LEURS BILANS, NOS PHOTOS !
Alger. Intempéries. Malgré la violence de la pluie, malgré les chutes de grêlons et malgré les vents, elle a tenu bon.
La ligne bleue !
A quelques heures d’un jeudi qui s’annonce aussi pluvieux et froid que ce mercredi, un temps à ne pas mettre un chien dehors, je vous invite, dans la mesure du possible, à vous procurer deux journaux d’hier mardi. El Khabar et El Watan. Dans ces deux quotidiens, deux photos. Celle d’ El Khabar est en Une.
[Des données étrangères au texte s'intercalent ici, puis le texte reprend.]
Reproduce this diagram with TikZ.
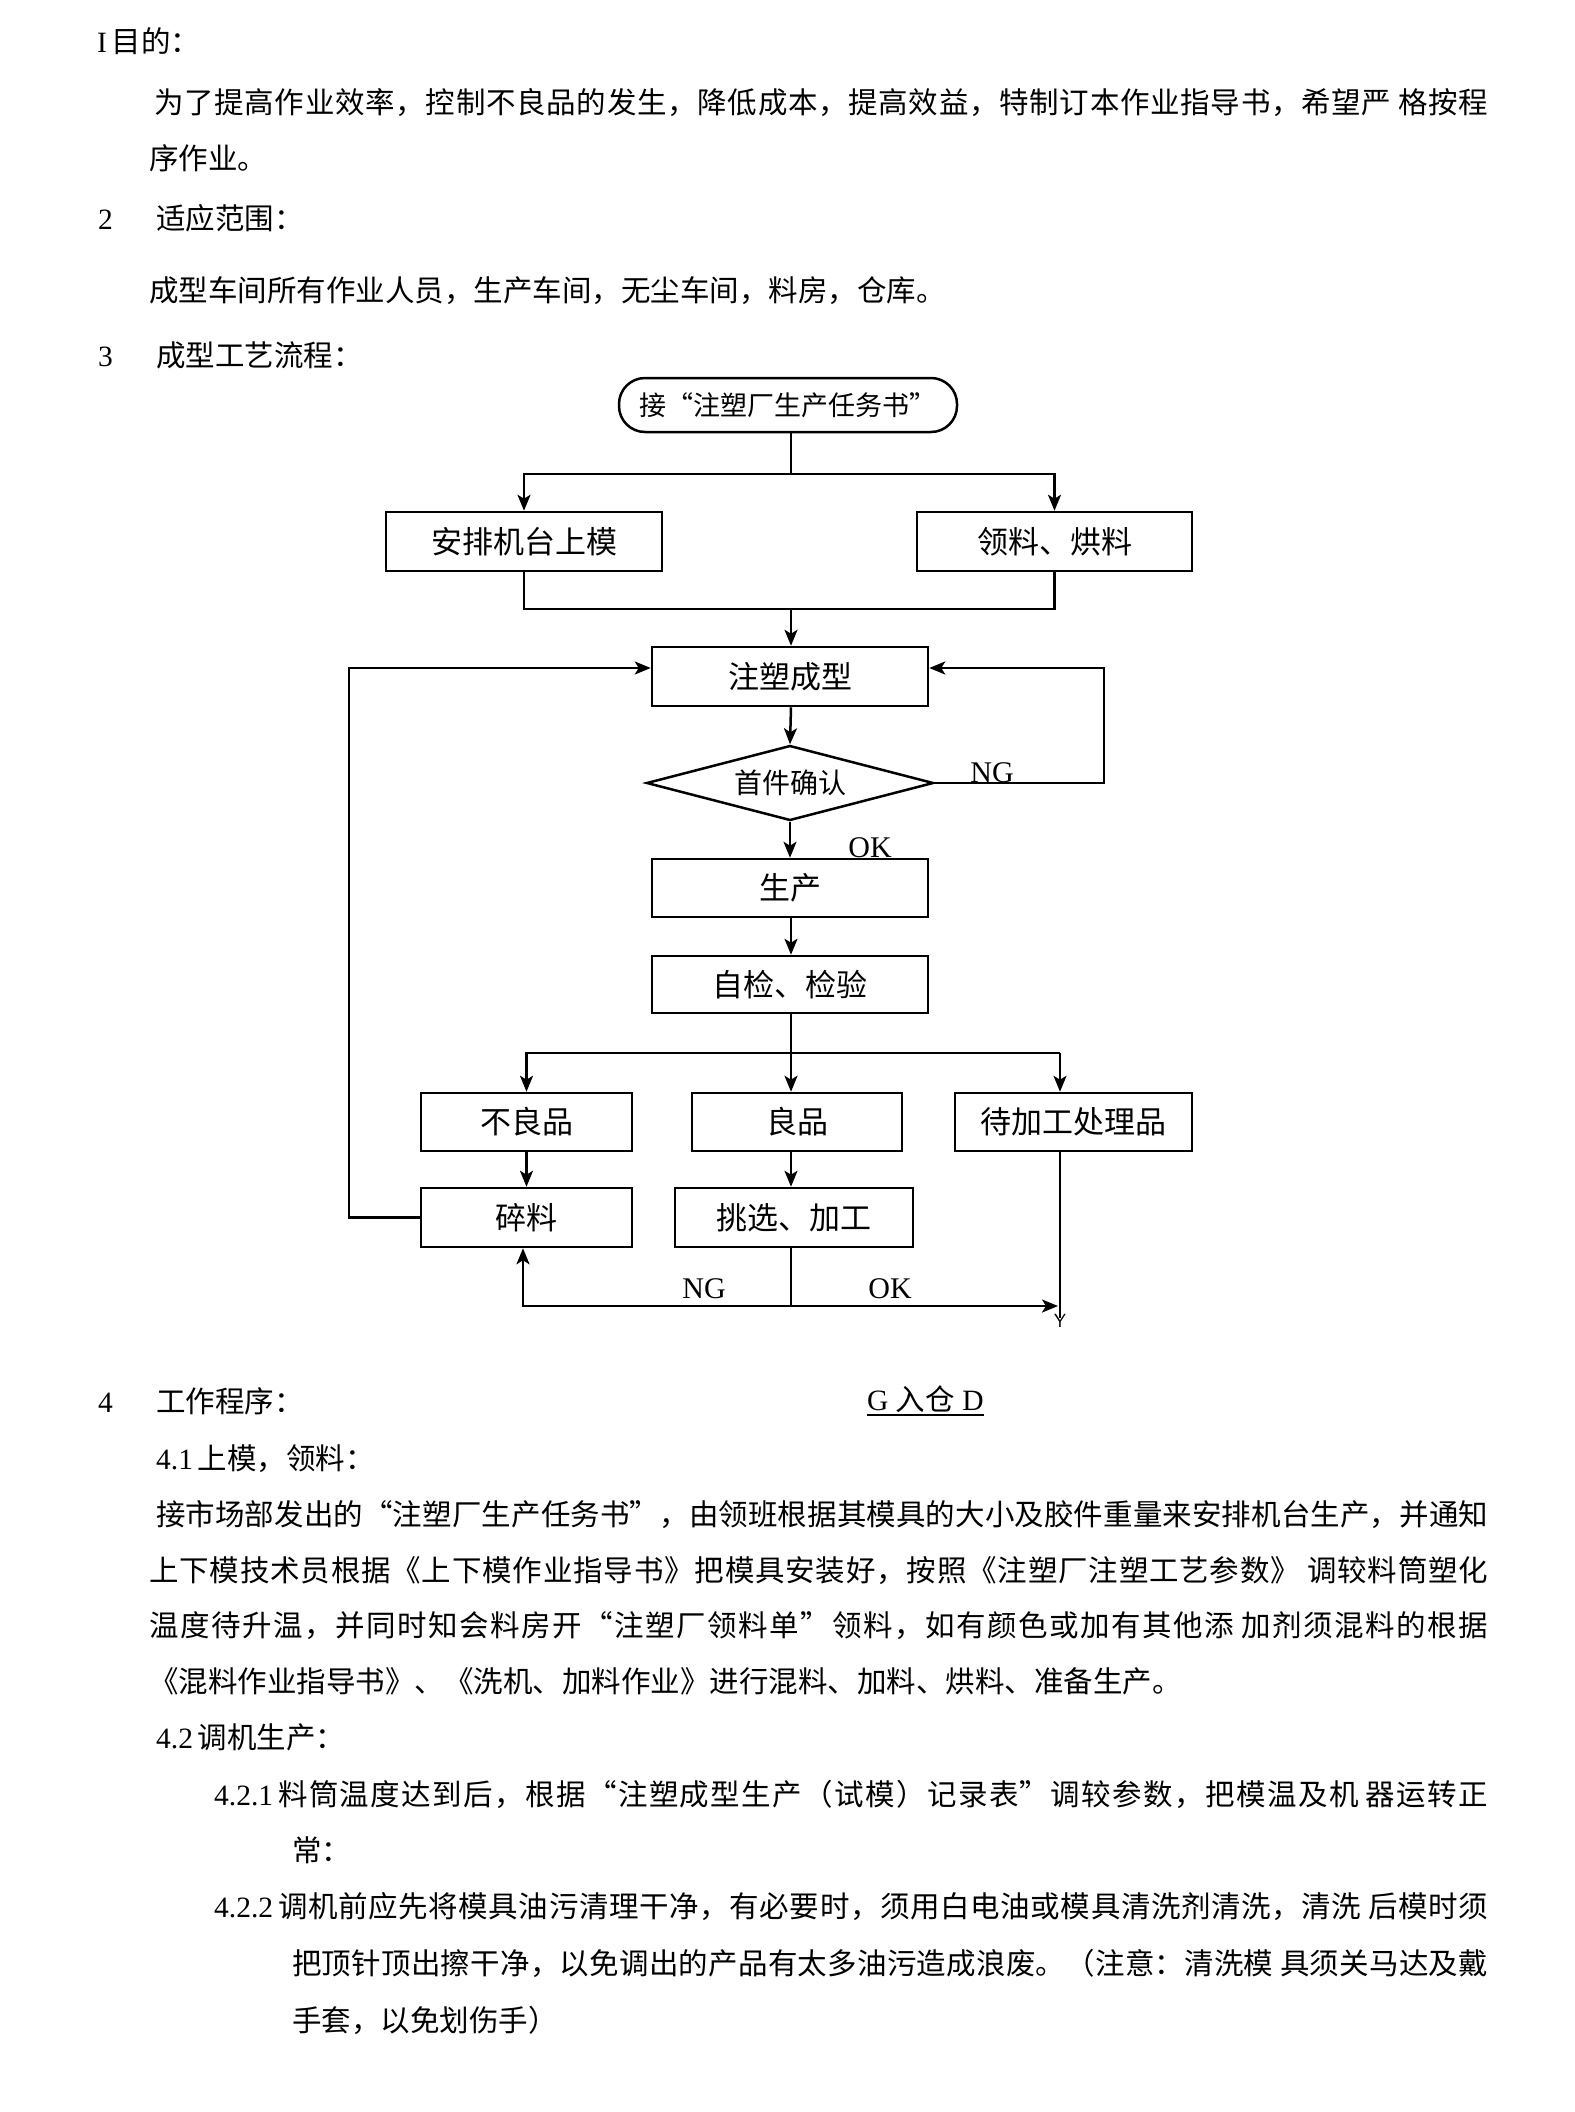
\documentclass[tikz,border=0pt]{standalone}
\usepackage{fontspec}
\setmainfont{Liberation Serif}
\newfontfamily\cjk{Noto Sans CJK SC}
\usetikzlibrary{arrows.meta,shapes.geometric}
\newcount\cjkc
\newcommand\setcjkrange[2]{\cjkc=#1\relax
  \loop\XeTeXcharclass\cjkc=1\relax\advance\cjkc by 1\relax\ifnum\cjkc<#2\relax\repeat}
\setcjkrange{"4E00}{"A000}
\setcjkrange{"3000}{"3040}
\setcjkrange{"FF00}{"FFF0}
\XeTeXcharclass"201C=1
\XeTeXcharclass"201D=1
\XeTeXinterchartokenstate=1
\XeTeXinterchartoks 1 1 = {\hskip 0pt plus 6pt\relax}
\begin{document}
\begin{tikzpicture}[x=1pt,y=-1pt,
  box/.style={draw, line width=2.5pt, inner sep=0pt, font=\cjk\fontsize{31}{31}\selectfont},
  ln/.style={line width=2.5pt},
  arr/.style={line width=2.5pt, -{Stealth[length=16pt,width=13pt,inset=4pt]}},
  body/.style={anchor=base west, inner sep=0pt, font=\fontsize{29.5}{29.5}\selectfont},
  lab/.style={anchor=base, inner sep=0pt, font=\fontsize{30}{30}\selectfont}]
\fill[white] (0,0) rectangle (1574,2112);
\useasboundingbox (0,0) rectangle (1574,2112);

% ---------- body text, top ----------
\node[body] (t1) at (97,52) {I\,{\cjk 目的：}};
\node[body] (t2) at (154,113) {\hbox to 1334pt{\cjk 为了提高作业效率，控制不良品的发生，降低成本，提高效益，特制订本作业指导书，希望严 格按程}};
\node[body] (t3) at (149,169) {\cjk 序作业。};
\node[body] (t4n) at (98,229) {2};
\node[body] (t4) at (156,229) {\cjk 适应范围：};
\node[body] (t5) at (149,301) {\cjk 成型车间所有作业人员，生产车间，无尘车间，料房，仓库。};
\node[body] (t6n) at (98,366) {3};
\node[body] (t6) at (156,366) {\cjk 成型工艺流程：};

% ---------- flowchart ----------
\node[box, rounded corners=26pt, minimum width=338pt, minimum height=54pt,
      font=\cjk\fontsize{27}{27}\selectfont] (term) at (788,405) {接“注塑厂生产任务书”};
\node[box, minimum width=276pt, minimum height=59pt] (b1) at (524,541.5) {安排机台上模};
\node[box, minimum width=275pt, minimum height=59pt] (b2) at (1054.5,541.5) {领料、烘料};
\node[box, minimum width=276pt, minimum height=59pt] (mold) at (790,676.5) {注塑成型};
\node[box, shape=diamond, aspect=3.83, minimum width=287pt, minimum height=75pt,
      font=\cjk\fontsize{28}{28}\selectfont] (dia) at (790,783) {首件确认};
\node[box, minimum width=276pt, minimum height=58pt] (prod) at (790,888) {生产};
\node[box, minimum width=276pt, minimum height=57pt] (insp) at (790,984.5) {自检、检验};
\node[box, minimum width=211pt, minimum height=58pt] (bad) at (526.5,1122) {不良品};
\node[box, minimum width=210pt, minimum height=58pt] (good) at (797,1122) {良品};
\node[box, minimum width=237pt, minimum height=58pt] (pend) at (1073.5,1122) {待加工处理品};
\node[box, minimum width=211pt, minimum height=59pt] (scrap) at (526.5,1217.5) {碎料};
\node[box, minimum width=238pt, minimum height=59pt] (pick) at (794,1217.5) {挑选、加工};

\coordinate (s1) at (791,474);
\coordinate (j1) at (791,609);
\coordinate (r1) at (1104,783);
\coordinate (r2) at (1104,668);
\coordinate (l1) at (349,1217.5);
\coordinate (l2) at (349,668);
\coordinate (s2) at (791,1053);
\coordinate (s2r) at (1060,1053);
\coordinate (b0) at (791,1306);
\coordinate (bl) at (523,1306);
\coordinate (br) at (1058,1306);
\coordinate (yend) at (1060,1318);

\draw[ln] (term.south -| s1) -- (s1);
\draw[arr] (s1) -| (b1.north);
\draw[arr] (s1) -| (b2.north);
\draw[ln] (b1.south) |- (j1);
\draw[ln] (b2.south) |- (j1);
\draw[arr] (j1) -- (mold.north -| j1);
\draw[arr] (mold.south -| s1) -- (dia.north);
\draw[arr] (dia.east) -- (r1) -- (r2) -- (mold.east |- r2);
\draw[arr] (dia.south) -- (prod.north -| dia.south);
\draw[arr] (prod.south -| s1) -- (insp.north -| s1);
\draw[ln] (insp.south -| s2) -- (s2);
\draw[arr] (s2) -| (bad.north);
\draw[arr] (s2) -- (s2 |- good.north);
\draw[ln] (s2) -- (s2r);
\draw[arr] (s2r) -- (s2r |- pend.north);
\draw[arr] (bad.south) -- (scrap.north);
\draw[arr] (good.south -| s2) -- (pick.north -| s2);
\draw[arr] (scrap.west) -- (l1) -- (l2) -- (mold.west |- l2);
\draw[ln] (pick.south -| b0) -- (b0);
\draw[arr] (b0) -- (bl) -- (scrap.south -| bl);
\draw[arr] (b0) -- (br);
\draw[ln] (pend.south -| yend) -- (yend);

\node[lab] (ng1) at (992,782) {NG};
\node[lab] (ok1) at (870,857) {OK};
\node[lab] (ng2) at (704,1298) {NG};
\node[lab] (ok2) at (890,1298) {OK};
\node[anchor=north, inner sep=0pt, font=\sffamily\fontsize{19}{19}\selectfont] (ylab) at (1060,1314) {Y};

% ---------- body text, bottom ----------
\node[body] (t7n) at (98,1412) {4};
\node[body] (t7) at (156,1412) {\cjk 工作程序：};
\node[body] (gd) at (867,1410) {G {\cjk 入仓} D};
\draw[line width=2.4pt] ([yshift=-5pt]gd.base west) -- ([yshift=-5pt]gd.base east);
\node[body] (t8) at (156,1469) {4.1\,{\cjk 上模，领料：}};
\node[body] (t9) at (156,1525) {\hbox to 1332pt{\cjk 接市场部发出的“注塑厂生产任务书”，由领班根据其模具的大小及胶件重量来安排机台生产，并通知}};
\node[body] (t10) at (149,1581) {\hbox to 1339pt{\cjk 上下模技术员根据《上下模作业指导书》把模具安装好，按照《注塑厂注塑工艺参数》 调较料筒塑化}};
\node[body] (t11) at (149,1636) {\hbox to 1339pt{\cjk 温度待升温，并同时知会料房开“注塑厂领料单”领料，如有颜色或加有其他添 加剂须混料的根据}};
\node[body] (t12) at (149,1692) {\cjk 《混料作业指导书》、《洗机、加料作业》进行混料、加料、烘料、准备生产。};
\node[body] (t13) at (156,1748) {4.2\,{\cjk 调机生产：}};
\node[body] (t14) at (214,1805) {\hbox to 1274pt{4.2.1\,{\cjk 料筒温度达到后，根据“注塑成型生产（试模）记录表”调较参数，把模温及机 器运转正}}};
\node[body] (t15) at (292,1861) {\cjk 常：};
\node[body] (t16) at (214,1917) {\hbox to 1274pt{4.2.2\,{\cjk 调机前应先将模具油污清理干净，有必要时，须用白电油或模具清洗剂清洗，清洗 后模时须}}};
\node[body] (t17) at (292,1974) {\hbox to 1196pt{\cjk 把顶针顶出擦干净，以免调出的产品有太多油污造成浪废。（注意：清洗模 具须关马达及戴}};
\node[body] (t18) at (292,2031) {\cjk 手套，以免划伤手）};
\end{tikzpicture}
\end{document}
Impossible de la rater.
Celle d’ El Watan, vous ferez le petit effort d’aller la chercher en page 6. Elle représente un papa en train de sauver des flots montants son enfant. La seconde a été prise dans une école du sud du pays. Des enfants assis par terre dans une salle de classe dépourvue de chaises et de tables, photo accompagnée d’une légende qui nous explique que beaucoup d’écoles de cette zone du pays n’offrent même plus de sièges et de tables aux enfants scolarisés.
Vous pouvez consulter ces photos dans cet ordre, dans un autre ordre, celle d’ El Khabar en premier ou l’inverse. Il n’y a pas d’ordre dans le désespoir. Mais, et si vous avez enfin pu mettre la main sur ces documents, regardez de plus près les yeux du père qui porte son enfant à bout de bras pour qu’il ne soit pas englouti par les eaux déchaînées. Fixez son expression. Il y a tout dedans.
La peur pour son enfant. Sûrement la peur pour lui aussi. La douleur. La fatigue de l’effort quasi-surhumain qu’il est obligé d’accomplir. La lassitude. L’écœurement. Sur la photo d’ El Khabar, on ne voit pas les yeux des élèves. Le photographe a pris un angle arrière.
Mais l’on voit distinctement les chérubins, les fesses sur le carrelage froid se serrant les uns contre les autres, comme pour mieux tromper le froid. Bien sûr, on peut parler longuement d’une photo. Encore plus longuement de deux photos. On peut écrire beaucoup de choses sur ce qu’elles peuvent révéler. Mais, les photos sont faites pour être vues.
Elles parlent d’elles-mêmes selon la formule consacrée. Celles-là plus particulièrement. Moi, je vous avoue que depuis que je les ai vues, je sais encore un peu plus, encore un peu mieux pourquoi, demain jeudi, je resterai chez moi. Pour fumer du thé et rester éveillé à ce cauchemar qui continue.